= George D. Miller III =

American academic administrator

George Daniel Miller III (March 27, 1951) was the eighth president of Davis College in Johnson City, New York. He is currently Pastor Emeritus of The Gathering Place (North Syracuse Baptist Church) and on the Board of Gracism Global and Mission Landing Cuba. He is married to Elaine and they have 3 children.

Dr. George D. Miller III in his office

==Early life==
Miller was born in Trenton, New Jersey, the son of Pastor George Daniel Miller II and Eleanor. He has one younger brother, Robert.

==Practical Bible Training School==
In the Fall of 1962 he and his family moved to Johnson City, New York where his father attended Practical Bible Training School. His father graduated in the spring of 1965. In the Fall of 1969 Miller also attended PBTS and graduated in 1972.

==Higher education==
After graduating from PBTS with the three-year diploma he attended Bryan College in Dayton, Tennessee, to receive his bachelor's degree. He went on to get his master's degree and doctorate from Syracuse University. He has been an educator and trained Christian counselor with a substantial educational and experiential background.

==Return to PBTS==
In 1981 Dr. Woodrow M. Kroll asked Miller to return with him as Dr. Kroll took up the presidency. During this time he was vice president for institutional advancement, and previous to that served as vice president for student affairs. He continued to work at the college after Dr. Kroll left to become a Bible teacher at Back to Bible and Dr. Dale E. Linebaugh became the 7th president of Practical.

==President==
On graduation day 1998 Dr. Dale E. Linebaugh introduced Miller as the 8th president to school. During his administration the school has celebrated its centennial birthday, in 2000; the name of the college was changed to Davis College in honor of its founder Dr. John Adelbert Davis, in 2004; the college received Middle States Accreditation, in 2005; and two old buildings were taken down to pave the way for the Ministry Center to be built in the future, in 2006. In May 2007 he resigned to the board of trustees. He served as president of Davis College until April 2008.
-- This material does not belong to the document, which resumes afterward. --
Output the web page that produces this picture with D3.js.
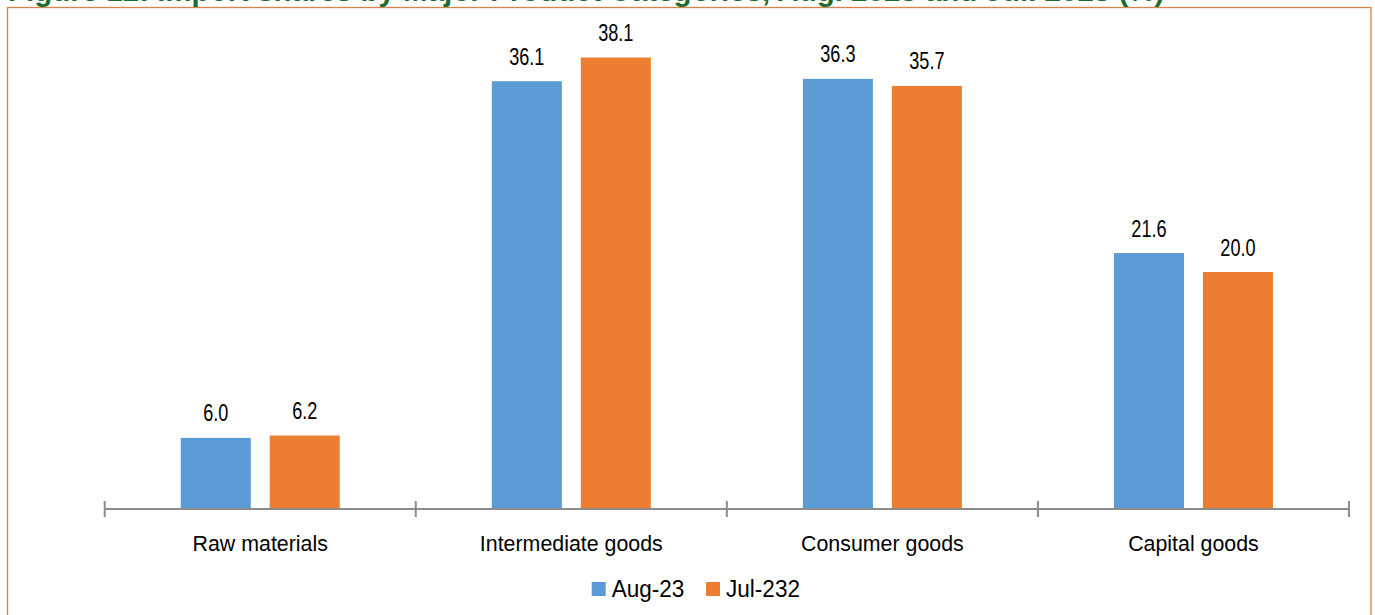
<!DOCTYPE html>
<html><head><meta charset="utf-8">
<script src="https://cdn.jsdelivr.net/npm/d3@7"></script>
<style>body{margin:0;background:#fff;} text{font-family:"Liberation Sans",Arial,sans-serif;}</style>
</head><body>
<svg id="chart" width="1375" height="615"></svg>
<script>
const title = "Figure 12: Import shares by Major Product Categories, Aug. 2023 and Jul. 2023 (%)";
const categories = ["Raw materials", "Intermediate goods", "Consumer goods", "Capital goods"];
const seriesNames = ["Aug-23", "Jul-232"];
const aug23 = [6.0, 36.1, 36.3, 21.6];
const jul23 = [6.2, 38.1, 35.7, 20.0];
const colors = ["#5B9BD5", "#ED7D31"];

const svg = d3.select("#chart");
svg.append("rect").attr("x", 7.5).attr("y", 7.5).attr("width", 1363.5).attr("height", 620)
  .attr("fill", "none").attr("stroke", "#D9834A").attr("stroke-width", 1.3);

const t = svg.append("text").attr("x", 8).attr("y", 1).attr("font-weight", "bold")
  .attr("fill", "#1E6B2E").attr("font-size", 22).text(title);
const tw = t.node().getComputedTextLength();
t.attr("font-size", 22 * 1157 / tw);

const x0 = d3.scaleBand().domain(categories).range([104.7, 1349]);
const x1 = d3.scaleBand().domain(seriesNames)
  .range([x0.bandwidth()/2 - 79.5, x0.bandwidth()/2 + 79.5]).paddingInner(0.213);
const y = d3.scaleLinear().domain([0, 40]).range([509, 35]);

const data = categories.map((c, i) => ({cat: c, vals: [aug23[i], jul23[i]]}));

const g = svg.selectAll("g.cat").data(data).enter().append("g")
  .attr("transform", d => `translate(${x0(d.cat)},0)`);
g.selectAll("rect").data(d => d.vals.map((v, j) => ({v, s: seriesNames[j], j})))
  .enter().append("rect")
  .attr("x", d => x1(d.s)).attr("width", x1.bandwidth())
  .attr("y", d => y(d.v)).attr("height", d => y(0) - y(d.v))
  .attr("fill", d => colors[d.j]);
g.selectAll("text.val").data(d => d.vals.map((v, j) => ({v, s: seriesNames[j], j})))
  .enter().append("text").attr("class", "val")
  .attr("transform", d => `translate(${x1(d.s) + x1.bandwidth()/2},${y(d.v) - 16.5}) scale(0.77,1)`)
  .attr("text-anchor", "middle").attr("font-size", 23.5).attr("fill", "#000")
  .text(d => d3.format(".1f")(d.v));

// axis
const axisG = svg.append("g").attr("transform", "translate(0,509)");
axisG.append("line").attr("x1", 104.7).attr("x2", 1349).attr("stroke", "#8C8C8C").attr("stroke-width", 2);
const bounds = categories.map(c => x0(c)).concat([x0.range()[1]]);
axisG.selectAll("line.tick").data(bounds).enter().append("line")
  .attr("x1", d => d).attr("x2", d => d).attr("y1", -8).attr("y2", 8)
  .attr("stroke", "#8C8C8C").attr("stroke-width", 2);
axisG.selectAll("text").data(categories).enter().append("text")
  .attr("transform", d => `translate(${x0(d) + x0.bandwidth()/2},41.5) scale(0.95,1)`)
  .attr("text-anchor", "middle").attr("font-size", 22.5).attr("fill", "#000").text(d => d);

// legend
const legX = [591.7, 706];
const lg = svg.selectAll("g.leg").data(seriesNames).enter().append("g")
  .attr("transform", (d, i) => `translate(${legX[i]},582)`);
lg.append("rect").attr("width", 14).attr("height", 14).attr("fill", (d, i) => colors[i]);
lg.append("text").attr("transform", "translate(20,14.7) scale(0.94,1)")
  .attr("font-size", 24).attr("fill", "#000").text(d => d);
</script>
</body></html>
==North Syracuse Baptist Church==
In the summer of 2008 he was called to be the senior pastor of the North Syracuse Baptist Church in Syracuse, New York. He retired in 2021 and was named Pastor Emeritus.
==Publications==
Miller has written numerous articles for periodicals on a wide variety of subjects pertaining to counseling. He is co-editor of Hope Grows in Winter, published by Kregel Press, and authored the chapter, "The Tribulation", in Looking Ahead, a book on biblical prophecy published by Faithful Life Publishers. He authored the chapter "Dare To Care" in "L.O.V.E. Is The Answer" by A.J. Ali.